A "cob" may be a swan, a gull, or even a horse, but it is not a spider. A cobweb, however, is a common term for a spider's handiwork, and predates "spiderweb" by 200 years. It derives from the Old English word for spiders, "attercoppes," literally "poison heads," for in the Middle Ages it was a common belief that spiders were poisonous. Eventually the word "copweb" appeared, and with slurring over the years, that woven snare we occasionally walk through became a cobweb.
These flashy roadside flowers were named by farmers. Centuries ago, English dairy farmers believed that if a cow ate these little yellow meadow blossoms, the butter and cream the cow produced would have the same rich color.
The truth is that buttercups don't contribute to the quality of dairy products. They grow only in good pastureland, however, and the cows do the rest. Its scientific name, Ranunculus, is Latin for "little frog," for most buttercups (and frogs) like moist places. In many cultures, sighting buttercups was said to bring not only good milk but also good fortune.

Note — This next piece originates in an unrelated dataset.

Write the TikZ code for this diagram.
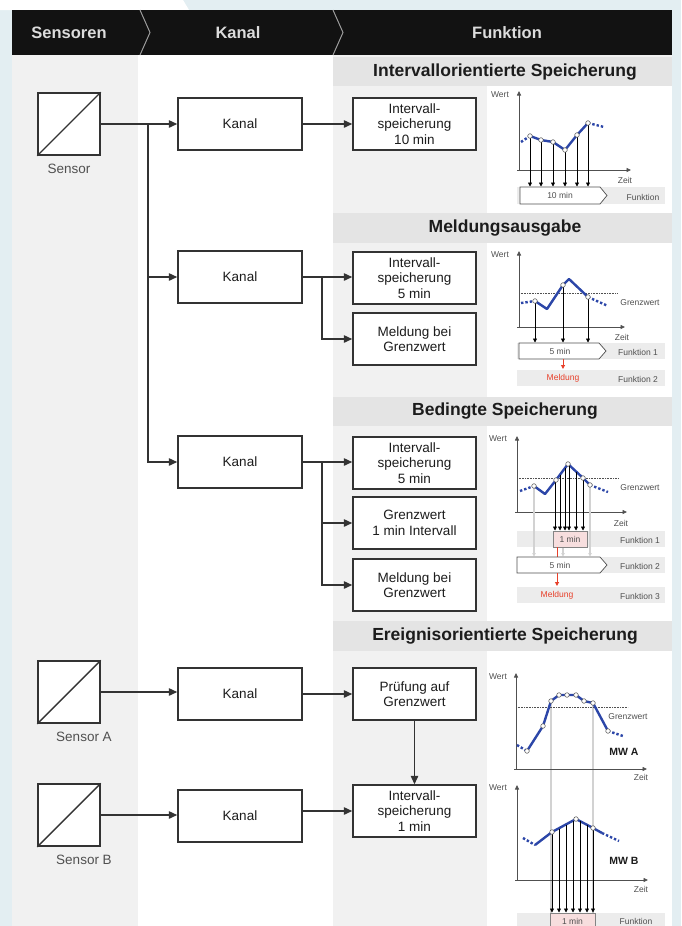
\documentclass[tikz,border=0pt]{standalone}
\usepackage{fontspec}
\setmainfont{Liberation Sans}
\usetikzlibrary{arrows.meta}
\definecolor{bgblue}{HTML}{E3EEF2}
\definecolor{colgrey}{HTML}{F1F1F1}
\definecolor{titlegrey}{HTML}{E4E4E4}
\definecolor{hdr}{HTML}{121212}
\definecolor{hdrtxt}{HTML}{DCDCDC}
\definecolor{boxline}{HTML}{333333}
\definecolor{txt}{HTML}{1C1C1C}
\definecolor{smalltxt}{HTML}{505050}
\definecolor{lineblue}{HTML}{2C46A8}
\definecolor{bandgrey}{HTML}{ECECEC}
\definecolor{pinkbox}{HTML}{F7DEDE}
\definecolor{redtxt}{HTML}{E8402A}
\definecolor{vgrey}{HTML}{D2D2D2}
\begin{document}
\begin{tikzpicture}[x=1pt,y=-1pt,
  kbox/.style={draw=boxline, line width=1.5pt, fill=white, minimum width=124pt, minimum height=52pt, inner sep=0pt,
    font=\fontsize{13.5}{15.5}\selectfont, text=txt, align=center},
  fbox/.style={kbox, minimum width=123pt},
  sbox/.style={draw=boxline, line width=1.5pt, fill=white, minimum size=62pt, inner sep=0pt},
  slabel/.style={font=\fontsize{13.5}{15}\selectfont, text=smalltxt},
  hdrlabel/.style={font=\fontsize{16.5}{19}\selectfont\bfseries, text=hdrtxt},
  titlelabel/.style={font=\fontsize{17.5}{20}\selectfont\bfseries, text=txt},
  conn/.style={draw=boxline, line width=1.4pt},
  arr/.style={conn, -{Triangle[length=8.5pt,width=7.5pt]}},
  small/.style={font=\fontsize{8.5}{9.5}\selectfont, text=smalltxt, inner sep=0pt},
  redsmall/.style={small, text=redtxt},
  smallb/.style={font=\fontsize{10.5}{11}\selectfont\bfseries, text=txt, inner sep=0pt},
  axis/.style={draw=smalltxt, line width=0.8pt, -{Triangle[length=4.5pt,width=4pt]}},
  dline/.style={draw=lineblue, line width=2.4pt, line join=round},
  dotl/.style={draw=lineblue, line width=2.4pt, dotted},
  pt/.style={draw=smalltxt, fill=white, line width=0.5pt},
  darr/.style={draw=black, line width=0.7pt, -{Triangle[length=4pt,width=4pt]}},
  garr/.style={draw=vgrey, line width=1.1pt, -{Triangle[length=3.5pt,width=3.5pt]}},
  rarr/.style={draw=redtxt, line width=1pt, -{Triangle[length=4pt,width=4pt]}},
  glim/.style={draw=smalltxt, line width=0.6pt, densely dotted},
  pent/.style={draw=smalltxt, fill=white, line width=0.7pt},
]
\useasboundingbox (0,0) rectangle (681,926);
% backgrounds
\fill[bgblue] (0,0) rectangle (681,926);
\fill[white] (0,0) -- (183,0) -- (189,10) -- (0,10) -- cycle;
\fill[colgrey] (12,55) rectangle (138,926);
\fill[white] (138,55) rectangle (333,926);
\fill[colgrey] (333,55) rectangle (672,926);
% white chart areas
\fill[white] (487,86) rectangle (672,213);
\fill[white] (487,243) rectangle (672,397);
\fill[white] (487,426) rectangle (672,621);
\fill[white] (487,651) rectangle (672,926);
% title bars
\fill[titlegrey] (333,57) rectangle (672,86);
\fill[titlegrey] (333,213) rectangle (672,243);
\fill[titlegrey] (333,397) rectangle (672,426);
\fill[titlegrey] (333,621) rectangle (672,651);
\node[titlelabel] (t1) at (505,72) {Intervallorientierte Speicherung};
\node[titlelabel] (t2) at (505,228) {Meldungsausgabe};
\node[titlelabel] (t3) at (505,411) {Bedingte Speicherung};
\node[titlelabel] (t4) at (505,636) {Ereignisorientierte Speicherung};
% header
\fill[hdr] (12,10) rectangle (672,55);
\draw[draw=hdrtxt!70!black, line width=1pt] (140,10) -- (150,32.5) -- (140,55);
\draw[draw=hdrtxt!70!black, line width=1pt] (333,10) -- (343,32.5) -- (333,55);
\node[hdrlabel] (h1) at (69,32.5) {Sensoren};
\node[hdrlabel] (h2) at (238,32.5) {Kanal};
\node[hdrlabel] (h3) at (507,32.5) {Funktion};

% sensors
\node[sbox] (s1) at (69,124) {};
\draw[conn] (s1.south west) -- (s1.north east);
\node[slabel] (s1l) at (69,169) {Sensor};
\node[sbox] (sA) at (69,692) {};
\draw[conn] (sA.south west) -- (sA.north east);
\node[slabel] (sAl) at (84,737) {Sensor A};
\node[sbox] (sB) at (69,815) {};
\draw[conn] (sB.south west) -- (sB.north east);
\node[slabel] (sBl) at (84,860) {Sensor B};

% channels
\node[kbox] (k1) at (240,124) {Kanal};
\node[kbox] (k2) at (240,277) {Kanal};
\node[kbox] (k3) at (240,462) {Kanal};
\node[kbox] (kA) at (240,694) {Kanal};
\node[kbox] (kB) at (240,816) {Kanal};

% function boxes
\node[fbox] (f1) at (414.5,124) {Intervall-\\speicherung\\10 min};
\node[fbox] (f2a) at (414.5,278) {Intervall-\\speicherung\\5 min};
\node[fbox] (f2b) at (414.5,339) {Meldung bei\\Grenzwert};
\node[fbox] (f3a) at (414.5,463) {Intervall-\\speicherung\\5 min};
\node[fbox] (f3b) at (414.5,523) {Grenzwert\\1 min Intervall};
\node[fbox] (f3c) at (414.5,585) {Meldung bei\\Grenzwert};
\node[fbox] (fA) at (414.5,694) {Pr\"ufung auf\\Grenzwert};
\node[fbox] (fB) at (414.5,811) {Intervall-\\speicherung\\1 min};

% connectors
\coordinate (j1) at (148,124);
\draw[arr] (s1.east) -- (k1.west);
\draw[arr] (j1) |- (k2.west);
\draw[arr] (j1) |- (k3.west);
\draw[arr] (k1.east) -- (f1.west);
\coordinate (j2) at (322,277);
\draw[arr] (k2.east) -- (f2a.west |- k2.east);
\draw[arr] (j2) |- (f2b.west);
\coordinate (j3) at (322,462);
\draw[arr] (k3.east) -- (f3a.west |- k3.east);
\draw[arr] (j3) |- (f3b.west);
\draw[arr] (j3) |- (f3c.west);
\draw[arr] (sA.east) -- (kA.west |- sA.east);
\draw[arr] (kA.east) -- (fA.west);
\draw[arr] (fA.south) -- (fB.north);
\draw[arr] (sB.east) -- (kB.west |- sB.east);
\draw[arr] (kB.east |- fB.west) -- (fB.west);

% ---------- chart 1 ----------
\fill[bandgrey] (517,187) rectangle (665,204);
\draw[axis] (519,170) -- (519,91);
\draw[axis] (517,170) -- (631,170);
\node[small] at (500,95) {Wert};
\node[small] at (625,180) {Zeit};
\draw[dotl] (521,142) -- (530,136);
\draw[dline] (530,136) -- (541,140) -- (553,142) -- (565,150) -- (577,135) -- (588,123);
\draw[dotl] (588,123) -- (604,127);
\foreach \px/\py in {530/136,541/140,553/142,565/150,577/135,588/123}{
  \draw[darr] (\px,\py) -- (\px,186.5);
  \draw[pt] (\px,\py) circle (2.3pt);
}
\draw[pent] (520,187) -- (600,187) -- (607,195.5) -- (600,204) -- (520,204) -- cycle;
\node[small] at (560,195.5) {10 min};
\node[small] at (643,197) {Funktion};

% ---------- chart 2 ----------
\fill[bandgrey] (517,343) rectangle (665,359);
\fill[bandgrey] (517,370) rectangle (665,386);
\draw[axis] (519,327) -- (519,251);
\draw[axis] (517,327) -- (625,327);
\node[small] at (500,255) {Wert};
\node[small] at (622,337) {Zeit};
\draw[glim] (519,293) -- (617,293);
\node[small] at (640,303) {Grenzwert};
\draw[dotl] (521,303) -- (535,301);
\draw[dline] (535,301) -- (547,309) -- (563,285) -- (569,279) -- (588,297);
\draw[dotl] (588,297) -- (608,306);
\foreach \px/\py in {535/301,563/285,588/297}{
  \draw[darr] (\px,\py) -- (\px,342.5);
  \draw[pt] (\px,\py) circle (2.3pt);
}
\draw[pent] (519,343) -- (599,343) -- (606,351) -- (599,359) -- (519,359) -- cycle;
\node[small] at (560,351) {5 min};
\node[small] at (638,352) {Funktion 1};
\draw[rarr] (563,359) -- (563,369);
\node[redsmall] at (563,378.5) {Meldung};
\node[small] at (638,379) {Funktion 2};

% ---------- chart 3 ----------
\fill[bandgrey] (517,531) rectangle (665,547);
\fill[bandgrey] (517,557) rectangle (665,573);
\fill[bandgrey] (517,587) rectangle (665,603);
\draw[axis] (517,512) -- (517,436);
\draw[axis] (515,512) -- (627,512);
\node[small] at (498,439) {Wert};
\node[small] at (621,523) {Zeit};
\draw[glim] (517,478) -- (619,478);
\node[small] at (640,488) {Grenzwert};
\draw[garr] (534,486) -- (534,556.5);
\draw[garr] (590,485) -- (590,556.5);
\draw[garr] (563,547) -- (563,556.5);
\draw[dotl] (520,491) -- (534,486);
\draw[dline] (534,486) -- (545,494) -- (556,480) -- (568,464) -- (583,478) -- (590,485);
\draw[dotl] (590,485) -- (608,492);
\foreach \px/\py in {555/481,560/474.5,565/468,569/465,576/471.5,583/478.3}{
  \draw[darr] (\px,\py) -- (\px,530.5);
}
\foreach \px/\py in {534/486,556/480,568/464,583/478,590/485}{
  \draw[pt] (\px,\py) circle (2.3pt);
}
\draw[draw=smalltxt!70, fill=pinkbox, line width=0.6pt] (553,531) rectangle (587,547);
\node[small] at (570,539) {1 min};
\node[small] at (640,540) {Funktion 1};
\draw[draw=redtxt, line width=1pt] (557,547) -- (557,557);
\draw[pent] (517,557) -- (600,557) -- (607,565) -- (600,573) -- (517,573) -- cycle;
\node[small] at (560,565) {5 min};
\node[small] at (640,566) {Funktion 2};
\draw[rarr] (557,573) -- (557,586);
\node[redsmall] at (557,595) {Meldung};
\node[small] at (640,596) {Funktion 3};

% ---------- chart 4 & 5 ----------
\fill[bandgrey] (517,913) rectangle (665,930);
\draw[draw=vgrey, line width=1.6pt] (551,701) -- (551,913);
\draw[draw=vgrey, line width=1.6pt] (593,703) -- (593,913);
% chart 4
\draw[axis] (516,769) -- (516,673);
\draw[axis] (514,769) -- (647,769);
\node[small] at (498,677) {Wert};
\node[small] at (641,777) {Zeit};
\draw[glim] (516,707) -- (628,707);
\node[small] at (628,716.5) {Grenzwert};
\draw[dotl] (517,745) -- (527,751);
\draw[dline] (527,751) -- (543,726) -- (551,701) -- (559,695) -- (567,695) -- (576,695) -- (584,701) -- (593,703) -- (608,731);
\draw[dotl] (608,731) -- (623,736);
\foreach \px/\py in {527/751,543/726,551/701,559/695,567/695,576/695,584/701,593/703,608/731}{
  \draw[pt] (\px,\py) circle (2.3pt);
}
\node[smallb] at (624,752) {MW A};
% chart 5
\draw[axis] (517,880) -- (517,785);
\draw[axis] (515,880) -- (648,880);
\node[small] at (498,788) {Wert};
\node[small] at (641,889) {Zeit};
\draw[dotl] (523,838) -- (535,845);
\draw[dline] (535,845) -- (552,832) -- (576,819) -- (593,828) -- (602,833);
\draw[dotl] (602,833) -- (619,841);
\foreach \px/\py in {552/832,559/828.5,566/825,573/820.5,580/821,587/825,593/828}{
  \draw[darr] (\px,\py) -- (\px,912.5);
}
\foreach \px/\py in {552/832,576/819,593/828}{
  \draw[pt] (\px,\py) circle (2.3pt);
}
\node[smallb] at (624,861) {MW B};
\draw[draw=smalltxt!70, fill=pinkbox, line width=0.6pt] (550,913) rectangle (595,932);
\node[small] at (572.5,921) {1 min};
\node[small] at (636,921) {Funktion};
\end{tikzpicture}
\end{document}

This insect's etymology has caused wild speculation among word experts for centuries. Eighteenth-century lexicographer Samuel Johnson explained the "butter" in butterfly by noting that spring is the season in which butterflies appear - when butter is first churned. A more popular theory refers to medieval folklore, in which fairies were said to turn into butterflies and steal, of all things, butter.